When you omit the error term, you lead yourself straight into difficulty that is otherwise easily avoided. Clearly the equation you wrote is false, otherwise you wouldn't need to do estimation. Two $y$ values would be sufficient to estimate two parameters exactly (two equations in two unknowns). You mean something like

$\log Y = b_0 + b_1 X+\varepsilon$

where $\varepsilon\sim N(0,\sigma^2I)$ ... assuming that your $x$-variable is binary. (Not sure why you'd need to write it in this form, though, since there's only two groups.)

However, that gives the ratio of geometric cell means rather than arithmetic cell means.

Under the assumption of constant $\sigma^2$ parameters, the ratio of population means will be identical to the ratio of population medians (or geometric means, since both medians and GMs are $\exp(\mu)$ in the lognormal), since $e^{\mu_1+\sigma^2/2}/e^{\mu_2+\sigma^2/2}=e^{\mu_1}/e^{\mu_2}=e^{\mu_1-\mu_2}$.

As such, you can simply work directly on the log-scale and work with differences of means of logs, and when you exponentiate the result, it's still estimating the ratio of means - in the sense, for example, that an interval can be transformed. (If you want an unbiased estimator, you may need to take a little more effort.)

The exponentiated arithmetic mean of logged values is the geometric mean of the original values. So when you model $\log Y$ and exponentiate, you get back the geometric means.

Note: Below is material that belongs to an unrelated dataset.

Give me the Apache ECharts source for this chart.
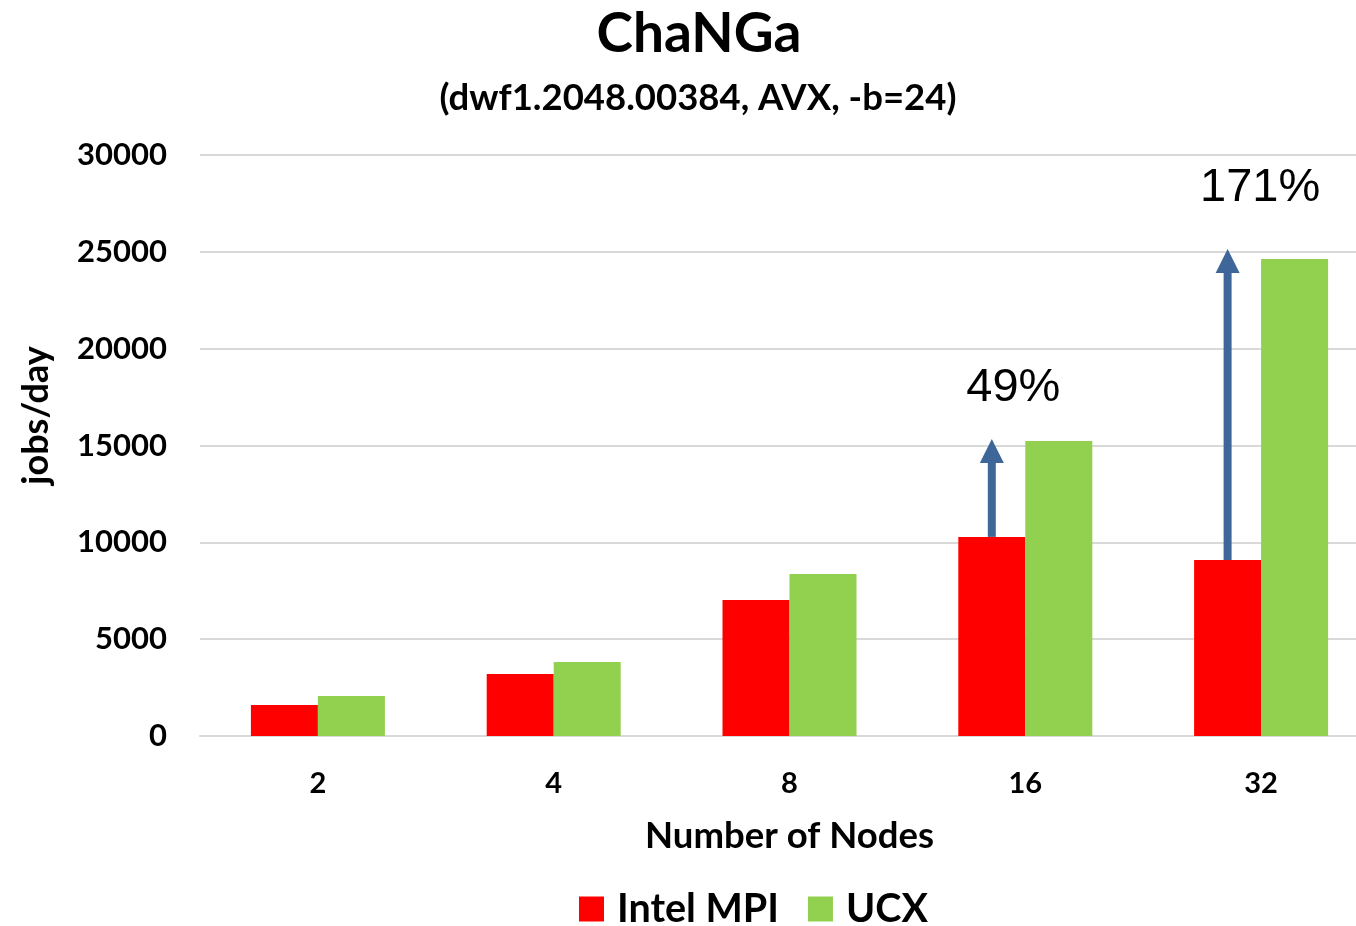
<!DOCTYPE html>
<html>
<head>
<meta charset="utf-8">
<title>ChaNGa</title>
<script src="https://cdn.jsdelivr.net/npm/echarts@6/dist/echarts.min.js"></script>
<style>
  html, body { margin: 0; padding: 0; background: #fff; }
  #chart { width: 1356px; height: 926px; }
</style>
</head>
<body>
<div id="chart"></div>
<script>
// data
const nodes = ['2', '4', '8', '16', '32']
const intelMpi = [1600, 3200, 7020, 10280, 9090]
const ucx = [2070, 3820, 8370, 15230, 24630]

// speed-up arrows: category index, from (Intel MPI top), to (arrow tip)
const arrowCats = [3, 4]
const arrowFrom = [10280, 9090]
const arrowTo = [15340, 25150]
const gainLabels = ['49%', '171%']
const gainLabelAt = [17950, 28300]

const FONT = 'Lato, "Open Sans", sans-serif'
const BAR_W = 67

const chart = echarts.init(document.getElementById('chart'))

const arrowData = arrowCats.map((c, i) => [c, arrowFrom[i], arrowTo[i], i])
const labelShiftX = [-12, -1]  // label centre relative to the category centre

chart.setOption({
  animation: false,
  title: [
    {
      text: 'ChaNGa',
      left: 694,
      textAlign: 'center',
      top: 2,
      textStyle: { fontFamily: FONT, fontSize: 55, fontWeight: 'bold', color: '#000' }
    },
    {
      text: '(dwf1.2048.00384, AVX, -b=24)',
      left: 693,
      textAlign: 'center',
      top: 75,
      textStyle: { fontFamily: FONT, fontSize: 36.5, fontWeight: 'bold', color: '#000' }
    }
  ],
  legend: {
    data: ['Intel MPI', 'UCX'],
    left: 574,
    top: 884,
    itemWidth: 25,
    itemHeight: 25,
    itemGap: 29,
    icon: 'rect',
    textStyle: { fontFamily: FONT, fontSize: 39.5, fontWeight: 'bold', color: '#000', padding: [0, 0, 0, 8] }
  },
  // the plot runs past the right edge of the picture
  grid: { left: 200, right: -23, top: 155, bottom: 190, containLabel: false, outerBoundsMode: 'none' },
  xAxis: {
    type: 'category',
    data: nodes,
    name: 'Number of Nodes',
    nameLocation: 'middle',
    nameGap: 82,
    nameTextStyle: { fontFamily: FONT, fontSize: 36.5, fontWeight: 'bold', color: '#000' },
    axisLine: { lineStyle: { color: '#d9d9d9', width: 2 } },
    axisTick: { show: false },
    axisLabel: { fontFamily: FONT, fontSize: 29, fontWeight: 'bold', color: '#000', margin: 33 }
  },
  yAxis: {
    type: 'value',
    min: 0,
    max: 30000,
    interval: 5000,
    name: 'jobs/day',
    nameLocation: 'middle',
    nameGap: 146,
    nameTextStyle: { fontFamily: FONT, fontSize: 36, fontWeight: 'bold', color: '#000', padding: [0, 0, 0, 60] },
    axisLine: { show: false },
    axisTick: { show: false },
    axisLabel: {
      fontFamily: FONT, fontSize: 31, fontWeight: 'bold', color: '#000', margin: 33,
      formatter: v => String(v)
    },
    splitLine: { lineStyle: { color: '#d9d9d9', width: 2 } }
  },
  series: [
    {
      name: 'Intel MPI',
      type: 'bar',
      data: intelMpi,
      barWidth: BAR_W,
      barGap: '0%',
      itemStyle: { color: '#ff0000' }
    },
    {
      name: 'UCX',
      type: 'bar',
      data: ucx,
      barWidth: BAR_W,
      barGap: '0%',
      itemStyle: { color: '#92d050' }
    },
    {
      type: 'custom',
      z: 5,
      data: arrowData,
      renderItem: function (params, api) {
        const c = api.value(0)
        const p0 = api.coord([c, api.value(1)])
        const p1 = api.coord([c, api.value(2)])
        const idx = api.value(3)
        const x = p0[0] - BAR_W / 2
        const headH = 24, headW = 24, shaftW = 8
        const lab = api.coord([c, gainLabelAt[idx]])
        return {
          type: 'group',
          children: [
            {
              type: 'rect',
              shape: { x: x - shaftW / 2, y: p1[1] + headH - 1, width: shaftW, height: p0[1] - p1[1] - headH + 1 },
              style: { fill: '#3e6699' }
            },
            {
              type: 'polygon',
              shape: { points: [[x, p1[1]], [x + headW / 2, p1[1] + headH], [x - headW / 2, p1[1] + headH]] },
              style: { fill: '#3e6699' }
            },
            {
              type: 'text',
              x: lab[0] + labelShiftX[idx],
              y: lab[1],
              style: {
                text: gainLabels[idx],
                fontFamily: '"Liberation Sans", Arial, sans-serif',
                fontSize: 47,
                fill: '#000',
                align: 'center',
                verticalAlign: 'middle'
              }
            }
          ]
        }
      }
    }
  ]
})
</script>
</body>
</html>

In other words $E[\log Y | X]$ is the arithmetic mean of $\log Y$, and exponentiating that gives you the geometric mean of $Y$. This carries over to interpretation of coefficients.

However, when using a log link function in a GLM, you are modeling $\log (E[Y|X])$, and exponentiating gives you the arithmetic mean of $Y$

As for practical application via gamlss OR GLIMMIX, make sure you're supplying the correct arguments to model exactly what you want.